“I’m updating my content. What would you like to read?” I asked the Lazyweb.
“Your book recommendations!” The Lazyweb answered.
Well alrighty then, here are writings currently on my mind.
Long Fiction
SyFy’s The Expanse hooked me. Bait taken, I’m still reeling up the serial-reading-line of Epic that is James S.A. Corey’s near-future space-opera. I love the exploration into that oft-overlooked time between now and interstellar economy. I love “being” in space, feeling the shifts in gravity, the need to reconsider three-dimensionality and fragility; like the opening to 2001, it puts me there. I love the rich politics where no one is right and everyone is right. I love the multi-cultural cast and the shifting terms of what culture even means. I love that there are a million of these books.
Short Fiction
I’m a sucker for poetic, genre-fuckit, experimental, multi-layered lit that subverts the easy answer. Even more, I’m a sucker for literature written about people like me, by people like me, for people like me–but that’s a good deal harder to find. Spoon Knife Anthology 2: Test Chamber delivers a vastness of short stories, poetry, memoir-fueled essays, and unclassified short works exploring intersections of neuro/gender/sexual/racial/cultural diversity, curated not as education for normies but as a howl to those of us it represents.
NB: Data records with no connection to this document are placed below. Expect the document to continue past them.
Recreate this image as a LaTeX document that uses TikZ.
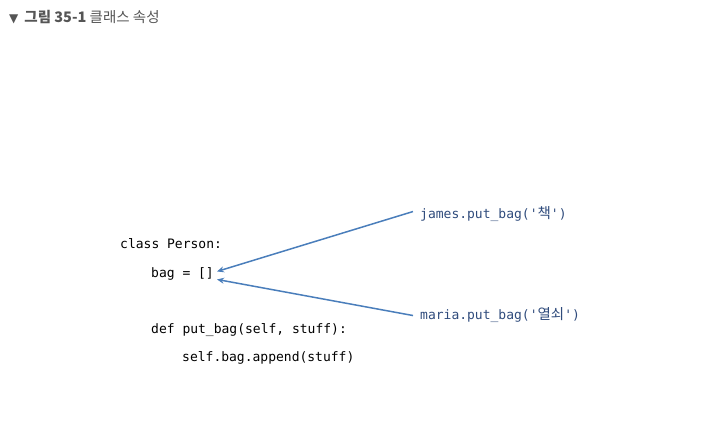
\documentclass[tikz,border=0pt]{standalone}
\usepackage{fontspec}
\usepackage{tikz}
\usetikzlibrary{arrows.meta,positioning,calc}
\newfontfamily\cjk{Noto Sans CJK KR}
\newfontfamily\codefont{DejaVu Sans Mono}
\newfontfamily\symfont{DejaVu Sans}
\definecolor{arrowblue}{HTML}{4A7EBB}
\definecolor{callblue}{HTML}{2F4B7C}
\definecolor{titlegray}{HTML}{555555}
\newcommand{\hangul}[1]{{\cjk\fontsize{14.5}{15}\selectfont #1}}

\begin{document}
\begin{tikzpicture}[x=1pt,y=-1pt,code/.style={anchor=base west,inner sep=2pt,font=\codefont\fontsize{13}{15}\selectfont},call/.style={code,text=callblue},arr/.style={draw=arrowblue,line width=1.5pt,-{Stealth[length=7pt,width=6pt]}},>=Stealth]
\useasboundingbox (0,0) rectangle (727,435);
\node[anchor=base west,inner sep=0pt,text=titlegray,font=\cjk\fontsize{14.5}{16}\selectfont] (title) at (9,23) {{\symfont\fontsize{12}{13}\selectfont ▼}\hspace{6pt}\textbf{그림 35-1} 클래스 속성};
\node[code] (cls) at (118,249) {class Person:};
\node[code] (bag) at (149,277) {bag = []};
\node[code] (def) at (149,333) {def put\_bag(self, stuff):};
\node[code] (body) at (180,361) {self.bag.append(stuff)};
\node[call] (james) at (418,219) {james.put\_bag('\hangul{책}')};
\node[call] (maria) at (418,319) {maria.put\_bag('\hangul{열쇠}')};
\draw[arr] ([xshift=-5pt,yshift=3pt]james.west)--([xshift=1pt,yshift=2pt]bag.east);
\draw[arr] ([xshift=-5pt,yshift=-1pt]maria.west)--([xshift=1pt,yshift=-6pt]bag.east);
\end{tikzpicture}
\end{document}
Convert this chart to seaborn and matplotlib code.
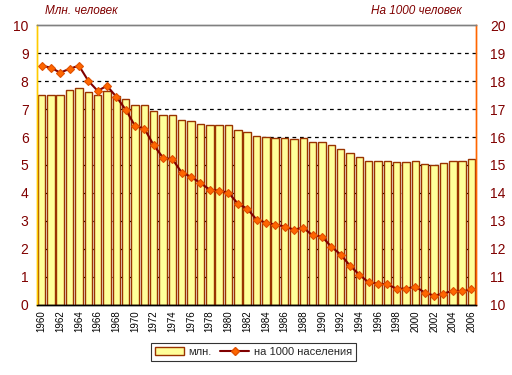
import numpy as np
import pandas as pd
import seaborn as sns
import matplotlib.pyplot as plt
from matplotlib.patches import Patch
from matplotlib.lines import Line2D

# Data
years = list(range(1960, 2007))
mln = [7.49, 7.52, 7.52, 7.67, 7.77, 7.60, 7.49, 7.63, 7.45, 7.35,
       7.13, 7.13, 6.92, 6.77, 6.77, 6.60, 6.56, 6.45, 6.42, 6.42,
       6.42, 6.24, 6.17, 6.03, 6.00, 5.96, 5.96, 5.92, 5.96, 5.84,
       5.84, 5.70, 5.56, 5.42, 5.27, 5.13, 5.13, 5.13, 5.10, 5.10,
       5.13, 5.02, 4.99, 5.06, 5.13, 5.13, 5.20]
per1000 = [18.55, 18.48, 18.30, 18.44, 18.55, 18.01, 17.65, 17.83, 17.44, 16.98,
           16.40, 16.30, 15.71, 15.26, 15.21, 14.73, 14.58, 14.35, 14.12, 14.08,
           14.01, 13.62, 13.44, 13.05, 12.94, 12.87, 12.80, 12.69, 12.76, 12.48,
           12.44, 12.08, 11.80, 11.40, 11.08, 10.80, 10.76, 10.73, 10.58, 10.58,
           10.65, 10.44, 10.33, 10.40, 10.51, 10.48, 10.55]

df = pd.DataFrame({"year": years, "mln": mln, "per1000": per1000})

sns.set_style("white")
plt.rcParams['font.family'] = ['Liberation Sans', 'DejaVu Sans']

dark_red = "#800000"
bar_fill = "#FFFF99"
bar_edge = "#993300"

fig = plt.figure(figsize=(5.12, 3.75), dpi=100)
ax = fig.add_axes([0.072, 0.187, 0.858, 0.746])

# dashed gridlines behind bars
for v in range(1, 10):
    ax.axhline(v, color="black", linestyle=(0, (3, 3)), linewidth=0.9, zorder=0)

sns.barplot(data=df, x="year", y="mln", ax=ax, color=bar_fill, saturation=1,
            edgecolor=bar_edge, linewidth=1.0, width=0.8, zorder=2)
ax.set_ylim(0, 10)
ax.set_xlim(-0.5, len(years) - 0.5)
ax.set_yticks(range(0, 11))
ax.set_xlabel("")
ax.set_ylabel("")
ax.tick_params(axis="y", colors=dark_red, labelsize=10, length=0, pad=6)
ax.set_xticks(range(0, len(years), 2))
ax.set_xticklabels([str(y) for y in years[::2]], rotation=90, fontsize=7, color="black")
ax.tick_params(axis="x", length=0, pad=4)

ax2 = ax.twinx()
sns.pointplot(data=df, x="year", y="per1000", ax=ax2, color=dark_red,
              markers="D", linewidth=1.5, markersize=4.2,
              markerfacecolor="#FF6600", markeredgecolor="#E05000",
              markeredgewidth=0.8)
ax2.set_ylim(10, 20)
ax2.set_yticks(range(10, 21))
ax2.set_xlim(-0.5, len(years) - 0.5)
ax2.set_ylabel("")
ax2.set_xlabel("")
ax2.tick_params(axis="y", colors=dark_red, labelsize=10, length=0, pad=10)

for a in (ax, ax2):
    a.spines["top"].set_color("#808080")
    a.spines["left"].set_color("#FFCC00")
    a.spines["right"].set_color("#FF6600")
    a.spines["bottom"].set_color("black")
    for s in a.spines.values():
        s.set_linewidth(1.0)

fig.text(0.088, 0.955, "Млн. человек", color=dark_red, fontsize=8.5,
         style="italic", ha="left", va="bottom")
fig.text(0.902, 0.955, "На 1000 человек", color=dark_red, fontsize=8.5,
         style="italic", ha="right", va="bottom")

handles = [Patch(facecolor=bar_fill, edgecolor=bar_edge, linewidth=1.0),
           Line2D([0], [0], color=dark_red, linewidth=1.5, marker="D", markersize=4.2,
                  markerfacecolor="#FF6600", markeredgecolor="#E05000")]
leg = fig.legend(handles, ["млн.", "на 1000 населения"], loc="center",
                 bbox_to_anchor=(0.495, 0.062), ncol=2, fontsize=8, frameon=True,
                 fancybox=False, edgecolor="black", handlelength=2.6,
                 handletextpad=0.4, columnspacing=0.8, borderpad=0.35)
leg.get_frame().set_linewidth(0.8)

fig.savefig("out.png", dpi=100)
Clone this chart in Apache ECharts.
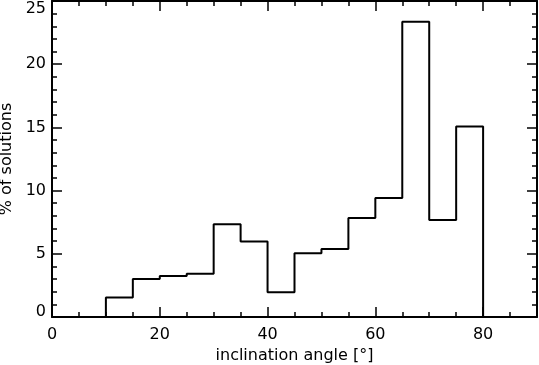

As an anthology, it’s a mixed bag at times, but the top-notch stuff is top-notch, and all of it is worth the time.
Non-Fiction
At work, in the kitchen, there is a white board with a monthly question. For July: favorite non-fiction rec?. This translated to me as: if your colleagues read only one systems-thinking book ever, what should it be? My choice is the slightly dated Frijof Capra’s The Web of Life. At its essence, Capra’s take-away message from much of his work is that holistic thinking is how we get out of this global wreck we’ve made. Capra’s writing is accessible, the systems-thinking frames are key to good decision-making in a global ecology, and it’s a gateway to deeper readings on complexity.
Graphic Fiction
Someone made a list of all of my favorite storythings and handed it to Cryoclaire and then she made Drugs and Wires. 90’s nostalgia cyberpunk dystopia brain-computer anti-heroes lowlife broken hearts bestfriends cyberparts evil-corps back-ground-art easter-egg references to industrial bands and william gibson screaming self-destructive edge-of-beauty. Yes, please. Free online weekly. Read it, love it, buy her merch.